If that was not enough, Chinese authorities were so disillusioned with their long-time allies in Myanmar that they effectively invaded the country. Drug lord Naw Kham and three accomplices were snatched in a paramilitary operation. Hooded and handcuffed, they were spirited off to Kunming for a quick “trial” and execution. Naw Kham was supposedly the paymaster of the nine accused soldier-killers.

That was only last year. In the 18 months since, there has been no positive effect on the drug trade. Every ONCB estimate and working paper claims the Myanmar-based drug gangs are producing more ya ba tablets, crystal “ice” and heroin today than when Naw Kham was caught. The nine soldiers are, officially, awaiting trial.

So the newest domestic plan to pursue the war on drugs envisions a new version of the “holistic” approach. It will help drug abusers while trying to take drug dealers off the street corners. Of course ex-premier Thaksin Shinawatra also had a plan to remove the local drug peddlers. After some 2,500 dealers and innocent bystanders were killed under his campaign, the effect on supplies and prices of drugs remains to be seen.

The dictator Sarit Thanarat, probably unwittingly, began the current war on drugs on July 1, 1959. That was the day opium and dens were banned. Sarit was uncomfortable with the government running the opium monopoly. It is a kind of irony that a huge government apparatus has since been formed to oppose drugs — operations far larger, more expensive and more deadly than the opium dens. And still there is no strategy to track, capture and neutralise the top ranks of the drug traffickers, almost all of whom live in Myanmar.

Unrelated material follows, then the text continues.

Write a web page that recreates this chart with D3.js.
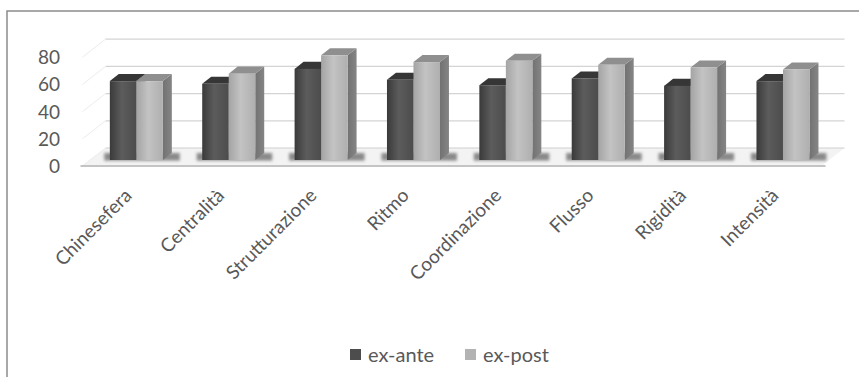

Authorities have been pursuing this war on drugs for three generations. It may not be the longest war in history, but it is arguably the most frustrating. That’s because of the word that is never heard. No Thai leader has ever proclaimed that “victory” is the goal. That is probably because victory can’t even be defined. But another five years of this unproductive battle against illicit drugs is a depressing idea.